Goal Post: Mon. Jul 10
Mon 2006-07-10 08:30:42 (single post)
  • 51,743 words (if poetry, lines) long
  • 18.75 hrs. revised

OK, so, it's nine-ish. Blearrrrgh. Bad enough that I was working until 2:00 AM this morning. Worse that I stayed up another couple hours with John working samurai sudoku puzzles. Blearrrgh, say I. Bleeaarrrghghgh.

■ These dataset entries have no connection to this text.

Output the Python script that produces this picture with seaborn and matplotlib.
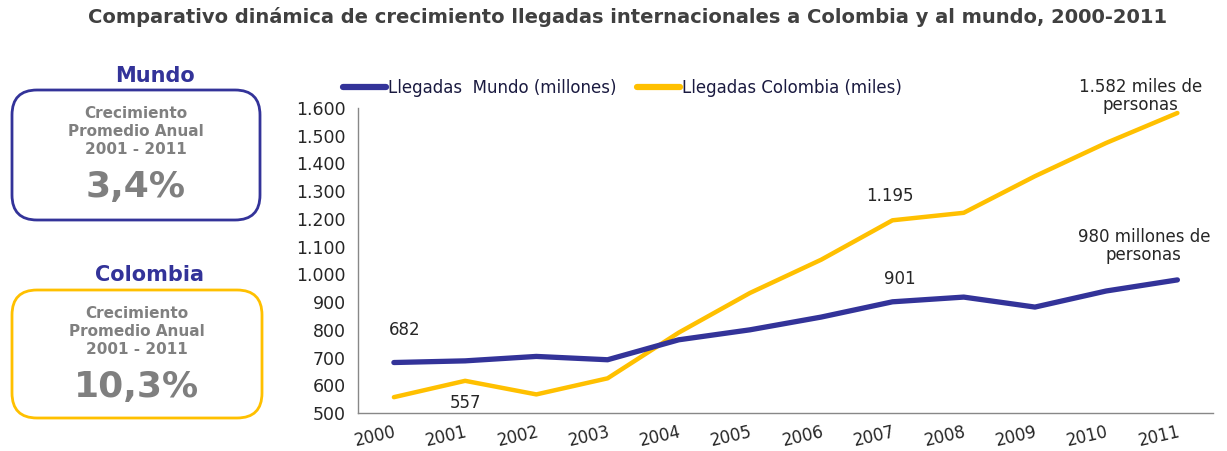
import matplotlib
matplotlib.use("Agg")
import matplotlib.pyplot as plt
import seaborn as sns
import pandas as pd
from matplotlib.patches import FancyBboxPatch
from matplotlib.lines import Line2D
from matplotlib.ticker import FuncFormatter, FixedLocator

# Data
years = ['2000', '2001', '2002', '2003', '2004', '2005', '2006', '2007', '2008', '2009', '2010', '2011']
mundo = [682, 688, 704, 692, 764, 800, 846, 901, 918, 882, 940, 980]
colombia = [557, 616, 567, 625, 790, 933, 1053, 1195, 1222, 1354, 1474, 1582]
serie_names = ['Llegadas  Mundo (millones)', 'Llegadas Colombia (miles)']
colors = ['#333399', '#FFC000']

sns.set_style("white")
plt.rcParams['font.family'] = ['DejaVu Sans']

df = pd.DataFrame({
    'idx': list(range(len(years))) * 2,
    'valor': mundo + colombia,
    'serie': [serie_names[0]] * len(years) + [serie_names[1]] * len(years),
})

fig = plt.figure(figsize=(12.27, 4.51), dpi=100)
ax = fig.add_axes([0.292, 0.0843, 0.6966, 0.6762])

sns.lineplot(data=df[df.serie == serie_names[1]], x='idx', y='valor', color=colors[1],
             linewidth=3.2, ax=ax, legend=False)
sns.lineplot(data=df[df.serie == serie_names[0]], x='idx', y='valor', color=colors[0],
             linewidth=3.8, ax=ax, legend=False)

ax.set_xlim(-0.5, len(years) - 0.5)
ax.set_ylim(500, 1600)
ax.set_yticks(range(500, 1601, 100))
ax.yaxis.set_major_formatter(FuncFormatter(lambda v, p: f"{v:,.0f}".replace(',', '.')))
ax.set_xticks(range(len(years)))
ax.set_xticklabels(years, rotation=13, ha='right', rotation_mode='anchor')
ax.xaxis.set_minor_locator(FixedLocator([i - 0.5 for i in range(len(years) + 1)]))
ax.tick_params(axis='x', which='major', length=0, pad=7, labelsize=12, colors='#262626')
ax.tick_params(axis='x', which='minor', length=5, color='#888888', width=1)
ax.tick_params(axis='y', length=5, color='#888888', width=1, labelsize=12.5, colors='#262626', pad=4)
ax.set_xlabel('')
ax.set_ylabel('')
for s in ['top', 'right']:
    ax.spines[s].set_visible(False)
for s in ['left', 'bottom']:
    ax.spines[s].set_color('#888888')
    ax.spines[s].set_linewidth(1)

# Point annotations
txt = dict(fontsize=12, color='#262626', ha='center', va='center', clip_on=False)
ax.text(0.15, 800, '682', **txt)
ax.text(1.0, 536, '557', **txt)
ax.text(7.1, 983, '901', **txt)
ax.text(6.96, 1283, '1.195', **txt)
ax.text(10.48, 1643, '1.582 miles de\npersonas', linespacing=0.95, **txt)
ax.text(10.53, 1102, '980 millones de\npersonas', linespacing=0.95, **txt)

# Legend
handles = [Line2D([0], [0], color=c, lw=4.5, solid_capstyle='round') for c in colors]
fig.legend(handles, serie_names, loc='center left', bbox_to_anchor=(343 / 1227, 1 - 88 / 451),
           frameon=False, ncol=2, handlelength=2.6, handletextpad=0.1, columnspacing=1.2,
           borderpad=0, borderaxespad=0, fontsize=12, labelcolor='#1a1a40')

# Title
fig.text(628 / 1227, 1 - 17 / 451,
         'Comparativo dinámica de crecimiento llegadas internacionales a Colombia y al mundo, 2000-2011',
         ha='center', va='center', fontsize=14, fontweight='bold', color='#404040')

# Left side panels, pixel coordinates
pan = fig.add_axes([0, 0, 294 / 1227, 1])
pan.set_xlim(0, 294)
pan.set_ylim(451, 0)
pan.axis('off')

boxes = [
    ('Mundo', '3,4%', colors[0], 155, 76, 12, 90, 248, 130),
    ('Colombia', '10,3%', colors[1], 150, 275, 12, 290, 250, 128),
]
for name, val, col, tx, ty, bx, by, bw, bh in boxes:
    pan.text(tx, ty, name, ha='center', va='center', fontsize=15, fontweight='bold', color='#333399')
    pan.add_patch(FancyBboxPatch((bx + 25, by + 25), bw - 50, bh - 50,
                                 boxstyle='round,pad=25', linewidth=2, edgecolor=col, facecolor='white'))
    pan.text(bx + bw / 2, by + 42, 'Crecimiento\nPromedio Anual\n2001 - 2011', ha='center', va='center',
             fontsize=11, fontweight='bold', color='#808080', linespacing=1.25)
    pan.text(bx + bw / 2, by + 97, val, ha='center', va='center', fontsize=26, fontweight='bold',
             color='#7f7f7f')

fig.savefig('out.png', dpi=100)
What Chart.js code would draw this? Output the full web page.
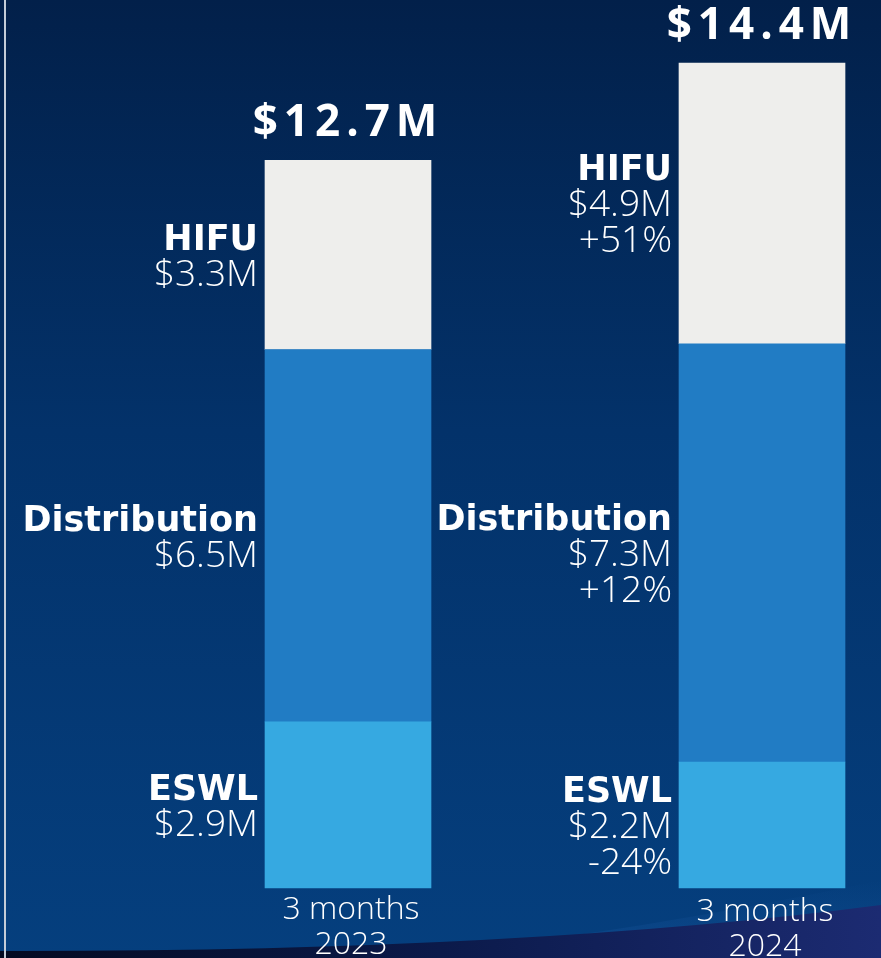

Today, the plan is to do this stuff here:

  • Another 3000 words on the freelance gig [Never got there]
  • Revise chap.s 3 & 4 of Golden Bridle and email to beta(s) [9:17 AM, July 11. Only ch 3, actually]
  • Critique a story over at Critters [Done as of 3:15 AM]
  • Pop my head back in at Critique Circle [Done as of 3:25 AM]
I was gonna be all gung-ho and say "4500 words" but that would be insane, because I will be spending the hours of 1 to 5 PM at the Boulder County Clerk's office learning how to run the electronic voting machines for use by the disabled. I'm-a gonna be an election judge again this year. This time, I checked my calendar. There will be no lateness getting to the precinct due to being stuck in Raton Pass this time, because I'll be getting home from my travels two days before the primaries. So there. Plus, snow is not expected in August.

This, by the way, is your friendly reminder that you should plan on voting. It's easy, it's non-fattening, and it's your civic duty. Do it if you know what's good for you.

(Ha ha. I made a funny. Get it? Get the funny? See, if you know what's good for you, you'll vote for what's good for you. Get it?)

(OK, so I'm bad at making funnies. Blearrrgh.)

Right. Moment-o-truth is later on this evening, probably quite late indeed.

11:18 PM - Definitely "quite late." We're talking all-nighter here. It's OK though. We're approaching the full moon. Pagans run on Lunar power, right? (grumble grumble) But about that, more later.